A South African eye care company working in liaison with a conservation non-governmental organization has jumped onto the climate change band wagon and is now spearheading an innovative way of controlling carbon emissions.
Spec Savers South Africa, well known for the manufacture of spectacles, is involved in planting spekboom and other indigenous trees at selected centers in the Eastern Cape, one of South Africa's nine provinces, following on the success of its national "Climate Eyes campaigns."
The initial campaign was an initiative of Spec Savers South Africa chief executive Bryan Dowley and the Wilderness Foundation. Spec Savers SA undertook to plant a spekboom truncheon in the Bav iaanskloof, a section of the Eastern Cape, for every pair of variable tint spectacles sold at any of the company's 232 stores throughout South Africa.
The company has further committed to planting a minimum of 5,000 truncheons a month. So far, about 6.000 truncheons have been planted in the Baviaanskloof area. This area was selected because there is already a spekboom farming program under way already.
Funded by the Water Affairs Department, the program is aimed at rejuvenating degraded land and combating climate change. Spekboom is the dominant plant in the dense, spiny succulent thicket indigenous to the Eastern Cape – and it has been found to have excellent carbon sequestering capability.
Recently, a team from the company and the foundation (Wilderness), assisted by pupils from a school in Port Elizabeth, the capital of the Eastern Cape province, planted 100 spekboom at the Eastern Province Child and Youth Center. The center is also the home of the foundation's Umzi Wethu (Our Home) program to help Aids orphans.
Besides transforming this center into a leading institute against climate change, the aim is also to green the grounds for the enjoyment of the youngsters who live there, says Spec Savers SA spokesperson Rosa Maartens.
The same team will plant over 200 truncheons and other indigenous trees at the center over the next three months.

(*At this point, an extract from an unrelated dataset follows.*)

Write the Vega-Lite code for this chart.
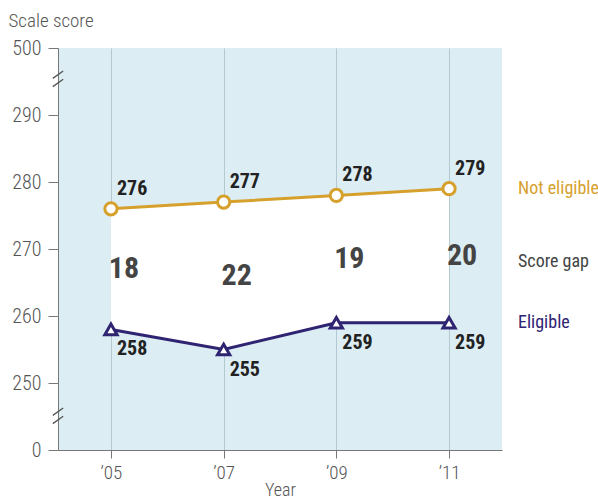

The challenge has been put to Spec Savers SA branches countrywide to identify a school or orphanage to work with in this way. In an interview with Xinhua this week, Maartens says: "While we have a team that goes out each month to do the work in the Baviaanskloof, this is a way of getting staff directly involved, for them to grab a trowel and make a difference. International companies are also keen on our spekboom."
Nollen Group carbon markets head Hy Martin, an American-based in Cape Town, says the group (which has offices in the US, the Netherlands, Thailand, Cambodia and Cape Town), is very excited about the potential of its 9-million rand Somerset East (a small town in the Eastern Cape) spekboom farming investment, and the possibility expanding it to other depressed areas in the Eastern Cape.
"We put the first spekboom into the ground about two weeks ago and in about six months ' time we will be able to sell the first carbon credits through the American agency we are working with. Our aim is a sustainable venture for us as a company and then also for local communities," said Martin in an interview with Xinhua on Saturday.
The spekboom starts to sequester carbon as soon as it is in the ground, but its capability grows as it matures until it peaks at about 50 years old, says Martin. Even after that it does not lose its value as it generates new plants before it dies. Carbon trading allows governments or companies typically in the developed world to offset their carbon dioxide emissions by buying carbon credits, typically from projects in the developing world.
Land owners can earn money by partnering in the investment and thereby eventually earning dividends from the sale of carbon credits, or more quickly, but not so profitably long term, by renting their land to the investor.
There is a lot of "energy and appetite" in the international carbon trading community for this kind of venture, says Martin. East London, the fifth largest city in South Africa, also in the Eastern Cape, will be the center for the manufacturing of the first electric car in South Africa if not the whole of the African continent.
The car will be called the Joule and its manufacturing will commence next year. This is to completely eradicate the carbon emissions from vehicles.